begin

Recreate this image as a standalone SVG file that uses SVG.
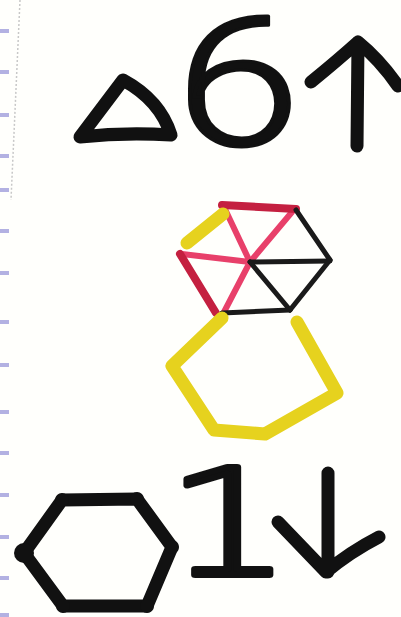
<svg xmlns="http://www.w3.org/2000/svg" width="401" height="617" viewBox="0 0 401 617">
<defs>
<style>
.ink{fill:none;stroke:#111;stroke-width:13;stroke-linecap:round;stroke-linejoin:round}
.red{fill:none;stroke:#c42040;stroke-width:8;stroke-linecap:round}
.pink{fill:none;stroke:#e8406a;stroke-width:6;stroke-linecap:round}
.blk{fill:none;stroke:#1a1a1a;stroke-width:5;stroke-linecap:round}
.yel{fill:none;stroke:#e6d21e;stroke-width:13;stroke-linecap:round;stroke-linejoin:round}
.mark{fill:#b3b1e2}
.digit{fill:#111;stroke:#111;stroke-linejoin:round}
</style>
</defs>
<rect width="401" height="617" fill="#fffffc"/>
<g id="margin">
<path d="M20,0 L11,200" stroke="#c8c8c8" stroke-width="1.5" stroke-dasharray="2,2" fill="none"/>
<rect class="mark" x="0" y="29" width="9" height="4"/>
<rect class="mark" x="0" y="70" width="9" height="4"/>
<rect class="mark" x="0" y="113" width="9" height="4"/>
<rect class="mark" x="0" y="154" width="9" height="4"/>
<rect class="mark" x="0" y="188" width="9" height="4"/>
<rect class="mark" x="0" y="229" width="9" height="4"/>
<rect class="mark" x="0" y="271" width="9" height="4"/>
<rect class="mark" x="0" y="320" width="9" height="4"/>
<rect class="mark" x="0" y="363" width="9" height="4"/>
<rect class="mark" x="0" y="410" width="9" height="4"/>
<rect class="mark" x="0" y="451" width="9" height="4"/>
<rect class="mark" x="0" y="493" width="9" height="4"/>
<rect class="mark" x="0" y="535" width="9" height="4"/>
<rect class="mark" x="0" y="576" width="9" height="4"/>
<rect class="mark" x="0" y="613" width="9" height="4"/>
</g>
<g id="triangle">
<path class="ink" stroke-width="14" d="M80,137 L123,80 Q160,100 171,135 Q125,132 80,137 Z"/>
</g>
<g id="six">
<text class="digit" stroke-width="3" transform="translate(238,145) scale(1.25,1)" text-anchor="middle" font-family="Roboto, sans-serif" font-weight="300" font-size="180">6</text>
</g>
<g id="up-arrow">
<path class="ink" d="M357,146 L358,42 M311,82 Q338,60 358,42 Q380,60 398,86"/>
</g>
<g id="small-hexagon">
<line class="pink" x1="250" y1="262" x2="224" y2="207"/>
<line class="pink" x1="250" y1="262" x2="292" y2="212"/>
<line class="pink" x1="250" y1="262" x2="182" y2="254"/>
<line class="pink" x1="250" y1="262" x2="224" y2="312"/>
<line class="blk" x1="250" y1="262" x2="330" y2="261"/>
<line class="blk" x1="250" y1="262" x2="290" y2="310" stroke="#444"/>
<line class="red" x1="222" y1="205" x2="296" y2="209"/>
<line class="red" x1="180" y1="254" x2="216" y2="313"/>
<line class="blk" x1="296" y1="210" x2="330" y2="260"/>
<line class="blk" x1="330" y1="260" x2="290" y2="310"/>
<line class="blk" x1="222" y1="313" x2="290" y2="310"/>
<line class="yel" x1="187" y1="243" x2="223" y2="214" stroke-width="10"/>
</g>
<g id="yellow-hexagon">
<path class="yel" d="M222,318 L172,366 L214,430 L265,434 L337,393 L297,322"/>
</g>
<g id="bottom-hexagon">
<path class="ink" d="M62,500 L137,499 L172,547 L147,606 L63,606 L24,553 Z"/>
<circle cx="24" cy="553" r="10" fill="#111"/>
<circle cx="62" cy="500" r="7" fill="#111"/>
<circle cx="137" cy="499" r="7" fill="#111"/>
<circle cx="172" cy="547" r="7" fill="#111"/>
<circle cx="147" cy="606" r="7" fill="#111"/>
<circle cx="63" cy="606" r="7" fill="#111"/>
</g>
<g id="one">
<text class="digit" stroke-width="6" transform="translate(229,575) scale(1.35,1)" text-anchor="middle" font-family="DejaVu Sans, sans-serif" font-weight="200" font-size="148">1</text>
</g>
<g id="down-arrow">
<path class="ink" d="M328,473 L328,572 M278,522 Q305,550 326,572 Q350,552 379,537"/>
</g>
</svg>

end

## TASK
Every line of the data above should be quoted exactly. Omit the pictures.

## EXPECTED ANSWER
Recreate this image as a standalone SVG file that uses SVG.
<svg xmlns="http://www.w3.org/2000/svg" width="401" height="617" viewBox="0 0 401 617">
<defs>
<style>
.ink{fill:none;stroke:#111;stroke-width:13;stroke-linecap:round;stroke-linejoin:round}
.red{fill:none;stroke:#c42040;stroke-width:8;stroke-linecap:round}
.pink{fill:none;stroke:#e8406a;stroke-width:6;stroke-linecap:round}
.blk{fill:none;stroke:#1a1a1a;stroke-width:5;stroke-linecap:round}
.yel{fill:none;stroke:#e6d21e;stroke-width:13;stroke-linecap:round;stroke-linejoin:round}
.mark{fill:#b3b1e2}
.digit{fill:#111;stroke:#111;stroke-linejoin:round}
</style>
</defs>
<rect width="401" height="617" fill="#fffffc"/>
<g id="margin">
<path d="M20,0 L11,200" stroke="#c8c8c8" stroke-width="1.5" stroke-dasharray="2,2" fill="none"/>
<rect class="mark" x="0" y="29" width="9" height="4"/>
<rect class="mark" x="0" y="70" width="9" height="4"/>
<rect class="mark" x="0" y="113" width="9" height="4"/>
<rect class="mark" x="0" y="154" width="9" height="4"/>
<rect class="mark" x="0" y="188" width="9" height="4"/>
<rect class="mark" x="0" y="229" width="9" height="4"/>
<rect class="mark" x="0" y="271" width="9" height="4"/>
<rect class="mark" x="0" y="320" width="9" height="4"/>
<rect class="mark" x="0" y="363" width="9" height="4"/>
<rect class="mark" x="0" y="410" width="9" height="4"/>
<rect class="mark" x="0" y="451" width="9" height="4"/>
<rect class="mark" x="0" y="493" width="9" height="4"/>
<rect class="mark" x="0" y="535" width="9" height="4"/>
<rect class="mark" x="0" y="576" width="9" height="4"/>
<rect class="mark" x="0" y="613" width="9" height="4"/>
</g>
<g id="triangle">
<path class="ink" stroke-width="14" d="M80,137 L123,80 Q160,100 171,135 Q125,132 80,137 Z"/>
</g>
<g id="six">
<text class="digit" stroke-width="3" transform="translate(238,145) scale(1.25,1)" text-anchor="middle" font-family="Roboto, sans-serif" font-weight="300" font-size="180">6</text>
</g>
<g id="up-arrow">
<path class="ink" d="M357,146 L358,42 M311,82 Q338,60 358,42 Q380,60 398,86"/>
</g>
<g id="small-hexagon">
<line class="pink" x1="250" y1="262" x2="224" y2="207"/>
<line class="pink" x1="250" y1="262" x2="292" y2="212"/>
<line class="pink" x1="250" y1="262" x2="182" y2="254"/>
<line class="pink" x1="250" y1="262" x2="224" y2="312"/>
<line class="blk" x1="250" y1="262" x2="330" y2="261"/>
<line class="blk" x1="250" y1="262" x2="290" y2="310" stroke="#444"/>
<line class="red" x1="222" y1="205" x2="296" y2="209"/>
<line class="red" x1="180" y1="254" x2="216" y2="313"/>
<line class="blk" x1="296" y1="210" x2="330" y2="260"/>
<line class="blk" x1="330" y1="260" x2="290" y2="310"/>
<line class="blk" x1="222" y1="313" x2="290" y2="310"/>
<line class="yel" x1="187" y1="243" x2="223" y2="214" stroke-width="10"/>
</g>
<g id="yellow-hexagon">
<path class="yel" d="M222,318 L172,366 L214,430 L265,434 L337,393 L297,322"/>
</g>
<g id="bottom-hexagon">
<path class="ink" d="M62,500 L137,499 L172,547 L147,606 L63,606 L24,553 Z"/>
<circle cx="24" cy="553" r="10" fill="#111"/>
<circle cx="62" cy="500" r="7" fill="#111"/>
<circle cx="137" cy="499" r="7" fill="#111"/>
<circle cx="172" cy="547" r="7" fill="#111"/>
<circle cx="147" cy="606" r="7" fill="#111"/>
<circle cx="63" cy="606" r="7" fill="#111"/>
</g>
<g id="one">
<text class="digit" stroke-width="6" transform="translate(229,575) scale(1.35,1)" text-anchor="middle" font-family="DejaVu Sans, sans-serif" font-weight="200" font-size="148">1</text>
</g>
<g id="down-arrow">
<path class="ink" d="M328,473 L328,572 M278,522 Q305,550 326,572 Q350,552 379,537"/>
</g>
</svg>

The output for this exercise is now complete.